Secretary of State John F. Kerry was headed to Kiev for meetings with interim Ukrainian authorities on Tuesday.

State Department spokeswoman Jen Psaki said the administration is "highly likely" to impose additional economic and political sanctions on Russia unless it sends its troops in the Crimea back to Russian bases and engages in dialogue with the Kiev government.

"We are not just considering" additional steps, Psaki said. "It is likely we will put [sanctions] in place. . . . We are preparing options and we are likely moving down that path."

"We are far more forward on this than we were even yesterday," she said.

There was little indication that the warnings were having an impact on Russia. Russian forces expanded their control of Crimea on Monday, taking possession of a ferry terminal in the eastern part of the peninsula just across a strait from Russian territory.

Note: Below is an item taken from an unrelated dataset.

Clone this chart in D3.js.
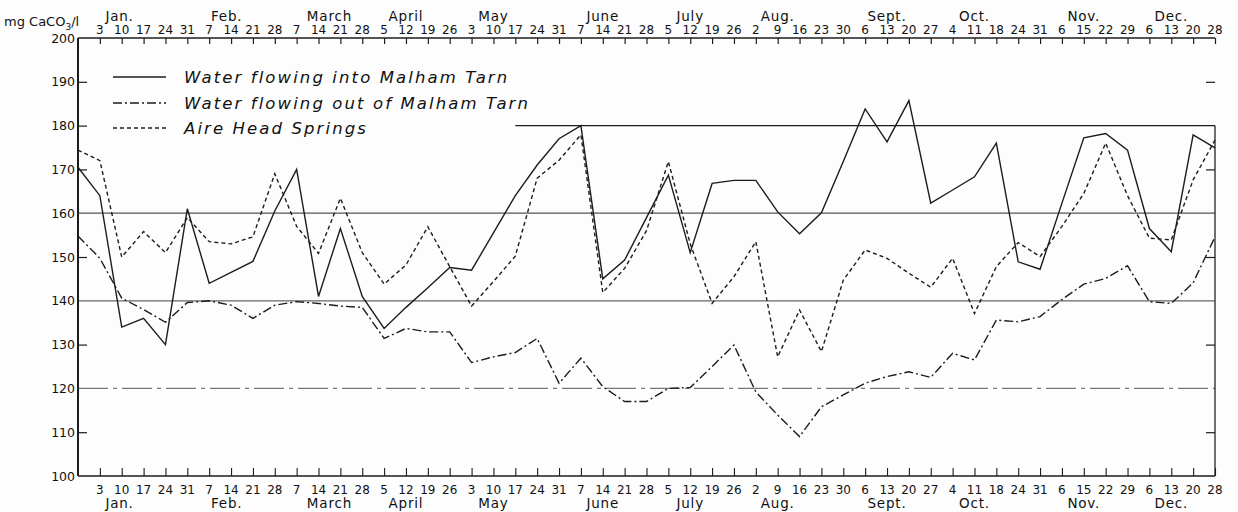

Russia's Interfax news agency, quoting a Ukrainian Defense Ministry source, said that the Russian naval commander in Crimea had also demanded that Ukrainian forces on the peninsula surrender by 5 a.m. Tuesday or face a "military storm."

The Russian Defense Ministry late denied the report, calling it "utter nonsense," and Psaki said the United States could neither confirm nor deny the report.

"We don't have any independent information. . . . These reports of threats of force . . . would if true constitute a dangerous escalation of the situation for which we would hold Russia responsible," she said.

Psaki declined to specify additional economic and political sanctions that might be imposed on Russia. The administration has already canceled participation in preparatory meetings for the scheduled G-8 summit schedule to be held in Sochi, Russia, in June.

In a briefing for reporters late Sunday, senior State Department officials spoke of "a broad menu of options to curtail our economic and trade relationship, to look at pressure on individuals who may have been responsible, and to curtail normal activity that we have ongoing with Russia at this time."